É por essas razões que a corrente LSR, através de seu Comitê Nacional, toma posição contrária ao apoio a qualquer candidato no segundo turno das eleições presidenciais, orienta no sentido do voto nulo e, principalmente, trabalha no sentido da preparação da dura luta que virá pela frente nos próximos anos, seja quem for o presidente ou a presidenta da República.

Porém, independente das diferenças táticas no processo eleitoral, reforçamos nosso apelo pela unidade da esquerda socialista e dos diferentes setores dos movimentos sociais que se mantêm independentes de governos e patrões, para uma resistência firme e decidida contra os ataques que virão.
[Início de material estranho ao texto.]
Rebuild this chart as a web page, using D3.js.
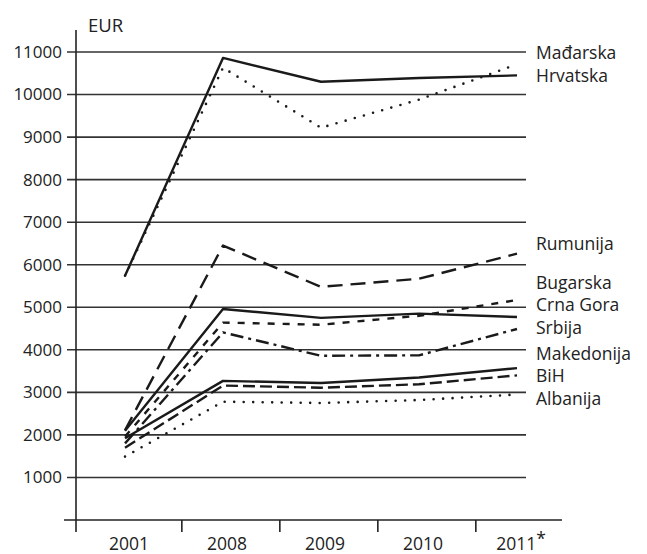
<!DOCTYPE html>
<html>
<head>
<meta charset="utf-8">
<script src="https://cdn.jsdelivr.net/npm/d3@7"></script>
<style>
  body { margin: 0; background: #fff; }
  text { font-family: 'Open Sans', 'Noto Sans', sans-serif; fill: #222; }
</style>
</head>
<body>
<div class="canvas"></div>
<script>
const years = ['2001', '2008', '2009', '2010', '2011*'];
const yTicks = [1000, 2000, 3000, 4000, 5000, 6000, 7000, 8000, 9000, 10000, 11000];

const madarska   = [5740, 10860, 10300, 10390, 10450];
const hrvatska   = [5740, 10630, 9220, 9880, 10710];
const rumunija   = [2110, 6450, 5480, 5670, 6260];
const bugarska   = [1960, 4640, 4590, 4800, 5170];
const crnaGora   = [2100, 4960, 4750, 4850, 4770];
const srbija     = [1800, 4410, 3860, 3870, 4490];
const makedonija = [1920, 3270, 3220, 3350, 3570];
const bih        = [1700, 3160, 3110, 3190, 3400];
const albanija   = [1490, 2780, 2750, 2820, 2950];

const series = [
  { name: 'Mađarska', values: madarska, dash: null, labelY: 59 },
  { name: 'Hrvatska', values: hrvatska, dash: 'dot', labelY: 82 },
  { name: 'Rumunija', values: rumunija, dash: '15,8', labelY: 250 },
  { name: 'Bugarska', values: bugarska, dash: '7,8', labelY: 288.5 },
  { name: 'Crna Gora', values: crnaGora, dash: null, labelY: 311 },
  { name: 'Srbija', values: srbija, dash: '13,5,3,5', labelY: 334 },
  { name: 'Makedonija', values: makedonija, dash: null, labelY: 360 },
  { name: 'BiH', values: bih, dash: '12,5', labelY: 382 },
  { name: 'Albanija', values: albanija, dash: 'dot', labelY: 405 }
];

const width = 647, height = 554;

const svg = d3.select('.canvas')
  .append('svg')
  .attr('width', width)
  .attr('height', height);

const x = d3.scalePoint()
  .domain(years)
  .range([125, 517]);

const y = d3.scaleLinear()
  .domain([0, 11000])
  .range([520, 52]);

// horizontal grid lines with small ticks left of the axis
svg.append('g')
  .selectAll('line')
  .data(yTicks)
  .join('line')
    .attr('x1', 67)
    .attr('x2', 526)
    .attr('y1', d => y(d))
    .attr('y2', d => y(d))
    .attr('stroke', '#333')
    .attr('stroke-width', 1.6);

svg.append('g')
  .selectAll('text')
  .data(yTicks)
  .join('text')
    .attr('x', 62)
    .attr('y', d => y(d))
    .attr('dy', '0.35em')
    .attr('text-anchor', 'end')
    .attr('font-size', 17)
    .text(d => d);

// axes
svg.append('line')
  .attr('x1', 76).attr('x2', 76)
  .attr('y1', 30).attr('y2', 532)
  .attr('stroke', '#222').attr('stroke-width', 1.6);

svg.append('line')
  .attr('x1', 64).attr('x2', 562)
  .attr('y1', y(0)).attr('y2', y(0))
  .attr('stroke', '#222').attr('stroke-width', 1.6);

svg.append('g')
  .selectAll('line')
  .data(years.slice(0, 4))
  .join('line')
    .attr('x1', d => x(d) + x.step() * 0.58)
    .attr('x2', d => x(d) + x.step() * 0.58)
    .attr('y1', y(0))
    .attr('y2', y(0) + 12)
    .attr('stroke', '#222')
    .attr('stroke-width', 1.6);

svg.append('g')
  .selectAll('text')
  .data(years)
  .join('text')
    .attr('x', d => x(d) + 4)
    .attr('y', 550)
    .attr('text-anchor', 'middle')
    .attr('font-size', 17.5)
    .text(d => d.replace('*', ''))
    .append('tspan')
      .attr('dy', -5)
      .text(d => d.includes('*') ? '*' : '');

svg.append('text')
  .attr('x', 88)
  .attr('y', 32)
  .attr('font-size', 18.5)
  .text('EUR');

// lines
const line = d3.line()
  .x((d, i) => x(years[i]))
  .y(d => y(d));

svg.append('g')
  .selectAll('path')
  .data(series)
  .join('path')
    .attr('d', d => line(d.values))
    .attr('fill', 'none')
    .attr('stroke', '#1a1a1a')
    .attr('stroke-width', d => d.dash === 'dot' ? 2.6 : 2.4)
    .attr('stroke-linecap', d => d.dash === 'dot' ? 'round' : 'butt')
    .attr('stroke-linejoin', 'round')
    .attr('stroke-dasharray', d => d.dash === 'dot' ? '0,9.5' : d.dash);

svg.append('g')
  .selectAll('text')
  .data(series)
  .join('text')
    .attr('x', 536)
    .attr('y', d => d.labelY)
    .attr('font-size', 17.5)
    .text(d => d.name);
</script>
</body>
</html>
Reafirmamos o chamado que fizemos por um Encontro Nacional dos movimentos em luta para unificar a resistência dos trabalhadores da cidade e do campo, da juventude, mulheres, negros e negras, LGBT e todos os setores oprimidos e explorados.

O ano de 2015 precisa ser um ano de muita greve, mobilização de rua, organização de base e conscientização política. Sem isso, a contra ofensiva burguesa tentando fazer terra arrasada das conquistas de junho, será uma dura realidade, ganhe quem ganhe o segundo turno em 26 de outubro.